--- DATA LINES ---
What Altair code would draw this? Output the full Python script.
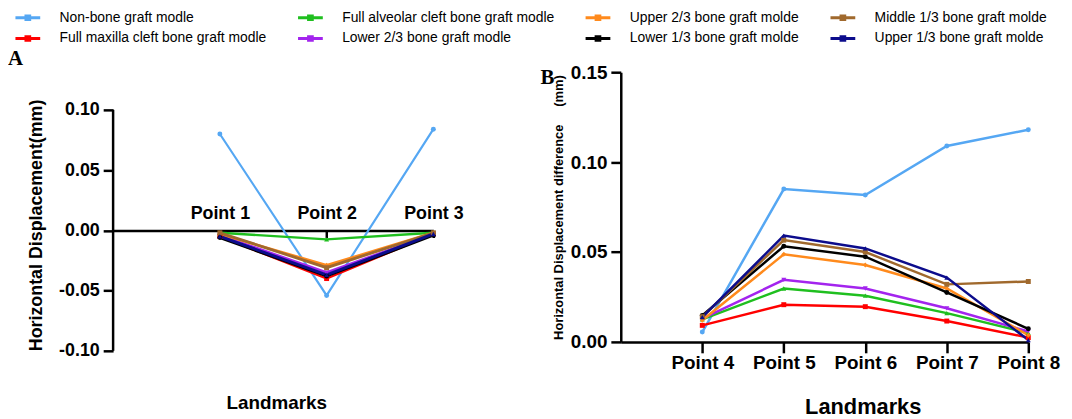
import altair as alt
import pandas as pd

# ---- series (legend order; legend fills column by column, 2 rows) ----
series = [
    "Non-bone graft modle",
    "Full maxilla cleft bone graft modle",
    "Full alveolar cleft bone graft modle",
    "Lower 2/3 bone graft modle",
    "Upper 2/3 bone graft molde",
    "Lower 1/3 bone graft molde",
    "Middle 1/3 bone graft molde",
    "Upper 1/3 bone graft molde",
]
marker_keys = ["m0", "m1", "m2", "m3", "m4", "m5", "m6", "m7"]
colors = ["#55A7F3", "#FF0000", "#1FBF1F", "#A324EE", "#FF8A1C", "#000000", "#A0692D", "#0C0C8C"]
shapes = ["circle", "square", "triangle-up", "triangle-down", "diamond", "circle", "square", "triangle-up"]

# ---- panel A ----
pointsA = [1, 2, 3]
valsA = {
    "Non-bone graft modle": [0.080, -0.054, 0.084],
    "Full maxilla cleft bone graft modle": [-0.005, -0.040, -0.003],
    "Full alveolar cleft bone graft modle": [-0.002, -0.0075, -0.002],
    "Lower 2/3 bone graft modle": [-0.004, -0.035, -0.003],
    "Upper 2/3 bone graft molde": [-0.003, -0.029, -0.002],
    "Lower 1/3 bone graft molde": [-0.006, -0.038, -0.004],
    "Middle 1/3 bone graft molde": [-0.002, -0.031, -0.002],
    "Upper 1/3 bone graft molde": [-0.005, -0.037, -0.003],
}

# ---- panel B ----
pointsB = [4, 5, 6, 7, 8]
valsB = {
    "Non-bone graft modle": [0.0055, 0.085, 0.0817, 0.109, 0.118],
    "Full maxilla cleft bone graft modle": [0.0092, 0.0207, 0.0196, 0.0116, 0.0024],
    "Full alveolar cleft bone graft modle": [0.0125, 0.0297, 0.0257, 0.016, 0.005],
    "Lower 2/3 bone graft modle": [0.013, 0.0345, 0.0297, 0.0187, 0.0058],
    "Upper 2/3 bone graft molde": [0.012, 0.0487, 0.0428, 0.0297, 0.0037],
    "Lower 1/3 bone graft molde": [0.0147, 0.0532, 0.0474, 0.0275, 0.0073],
    "Middle 1/3 bone graft molde": [0.014, 0.0566, 0.050, 0.032, 0.0336],
    "Upper 1/3 bone graft molde": [0.0138, 0.0591, 0.052, 0.0358, 0.001],
}


def long_df(points, vals):
    rows = []
    for s, k in zip(series, marker_keys):
        for p, v in zip(points, vals[s]):
            rows.append({"series": s, "mk": k, "pos": p, "value": v})
    return pd.DataFrame(rows)


dfA = long_df(pointsA, valsA)
dfB = long_df(pointsB, valsB)

LEG_PATH = "M-2,0H2M-0.3,-0.3H0.3V0.3H-0.3Z"
legend = alt.Legend(
    orient="none", legendX=-94, legendY=-63, columns=4, title=None,
    labelFontSize=14, labelFont="Liberation Sans", labelColor="black", labelLimit=400,
    labelExpr="datum.label == 'Full alveolar cleft bone graft modle' ? datum.label + '\u00a0\u00a0\u00a0\u00a0\u00a0' : datum.label",
    symbolType=LEG_PATH, symbolSize=156, symbolStrokeWidth=3,
    columnPadding=25, rowPadding=5, labelOffset=24,
)
color = alt.Color("series:N", scale=alt.Scale(domain=series, range=colors), legend=legend)
color_nolegend = alt.Color("series:N", scale=alt.Scale(domain=series, range=colors), legend=None)
shape = alt.Shape("mk:N", scale=alt.Scale(domain=marker_keys, range=shapes), legend=None)

FONT = "Liberation Sans"

# ----- Panel A -----
HA = 281
xA = alt.X(
    "pos:Q",
    scale=alt.Scale(domain=[0, 3], nice=False, zero=False),
    axis=alt.Axis(
        values=[1, 2, 3], labelExpr="'Point ' + datum.value", orient="bottom",
        offset=-121.3, tickSize=7, tickWidth=2.5, domainWidth=2.5,
        labelPadding=-19, labelBaseline="alphabetic", labelFontSize=18, labelFontWeight="bold",
        labelFlush=False, labelOverlap=False, grid=False,
        title="Landmarks", titleFontSize=19, titleFontWeight="bold",
        titleX=164.5, titleY=179, titleBaseline="alphabetic",
    ),
)
yA = alt.Y(
    "value:Q",
    scale=alt.Scale(domain=[-0.1, 0.1313], nice=False, zero=False),
    axis=alt.Axis(
        values=[-0.1, -0.05, 0, 0.05, 0.1], format=".2f",
        labelExpr="replace(datum.label, '\u2212', '-')",
        domain=False, grid=False, tickSize=10, tickWidth=2.5,
        labelFontSize=18, labelFontWeight="bold", labelPadding=4,
        title="Horizontal Displacement(mm)", titleFontSize=18, titleFontWeight="bold",
        titlePadding=13, titleY=154,
    ),
)
widthsA = [2.2, 3, 3, 3, 4, 3, 2.5, 3]
baseA = alt.Chart(dfA)
linesA = baseA.mark_line().encode(
    x=xA, y=yA, color=color,
    strokeWidth=alt.StrokeWidth("mk:N", scale=alt.Scale(domain=marker_keys, range=widthsA), legend=None),
)
ptsA = baseA.mark_point(filled=True, opacity=1).encode(
    x="pos:Q", y="value:Q", color=color_nolegend, shape=shape,
    size=alt.Size("mk:N", scale=alt.Scale(domain=marker_keys, range=[25, 25, 25, 25, 20, 30, 50, 30]), legend=None),
)
ruleA = alt.Chart(pd.DataFrame({"x": [0], "y1": [-0.1], "y2": [0.1]})).mark_rule(
    color="black", strokeWidth=2.5
).encode(x="x:Q", y="y1:Q", y2="y2:Q")
labA = alt.Chart(pd.DataFrame({"t": ["A"]})).mark_text(
    font="Liberation Serif", fontWeight="bold", fontSize=21, align="left", baseline="middle", color="black"
).encode(text="t:N", x=alt.value(-106), y=alt.value(-13))
panelA = alt.layer(ruleA, linesA, ptsA, labA).properties(width=323, height=HA)

# ----- Panel B -----
xB = alt.X(
    "pos:Q",
    scale=alt.Scale(domain=[3, 8], nice=False, zero=False),
    axis=alt.Axis(
        values=[4, 5, 6, 7, 8], labelExpr="'Point ' + datum.value",
        tickSize=11, tickWidth=2.5, domainWidth=2.5, labelPadding=1,
        labelFontSize=19, labelFontWeight="bold", labelFlush=False, labelOverlap=False, grid=False,
        title="Landmarks", titleFontSize=22, titleFontWeight="bold",
        titleX=244, titleY=72, titleBaseline="alphabetic",
    ),
)
yB = alt.Y(
    "value:Q",
    scale=alt.Scale(domain=[0, 0.15], nice=False, zero=False),
    axis=alt.Axis(
        values=[0, 0.05, 0.1, 0.15], format=".2f", grid=False,
        tickSize=10, tickWidth=2.5, domainWidth=2.5,
        labelFontSize=19, labelFontWeight="bold", labelPadding=4,
        title="Horizontal Displacement difference\u00a0\u00a0\u00a0\u00a0\u00a0(mm)",
        titleFontSize=13, titleFontWeight="bold", titlePadding=5,
    ),
)
baseB = alt.Chart(dfB)
linesB = baseB.mark_line(strokeWidth=2.5).encode(x=xB, y=yB, color=color)
ptsB = baseB.mark_point(filled=True, opacity=1).encode(
    x="pos:Q", y="value:Q", color=color_nolegend, shape=shape,
    size=alt.Size("mk:N", scale=alt.Scale(domain=marker_keys, range=[30, 45, 40, 40, 25, 90, 140, 80]), legend=None),
)
labB = alt.Chart(pd.DataFrame({"t": ["B"]})).mark_text(
    font="Liberation Serif", fontWeight="bold", fontSize=21, align="left", baseline="middle", color="black"
).encode(text="t:N", x=alt.value(-81), y=alt.value(6))
panelB = alt.layer(linesB, ptsB, labB).properties(width=411, height=272)

chart = (
    alt.hconcat(panelA, panelB, spacing=189, bounds="flush")
    .resolve_scale(color="shared")
    .properties(padding={"left": 0, "top": 0, "right": 4, "bottom": 0})
    .configure_view(stroke=None)
    .configure_axis(
        domainColor="black", tickColor="black", labelColor="black", titleColor="black",
        labelFont=FONT, titleFont=FONT,
    )
)

chart.save("out.html", embed_options={"renderer": "svg", "actions": False})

--- TASK BRIEF ---
Repeat the lines of the listing above verbatim, beginning at its first line and ending at the line containing "import pandas as pd", which is included. Omit pictures.

--- TASK OUTPUT ---
What Altair code would draw this? Output the full Python script.
import altair as alt
import pandas as pd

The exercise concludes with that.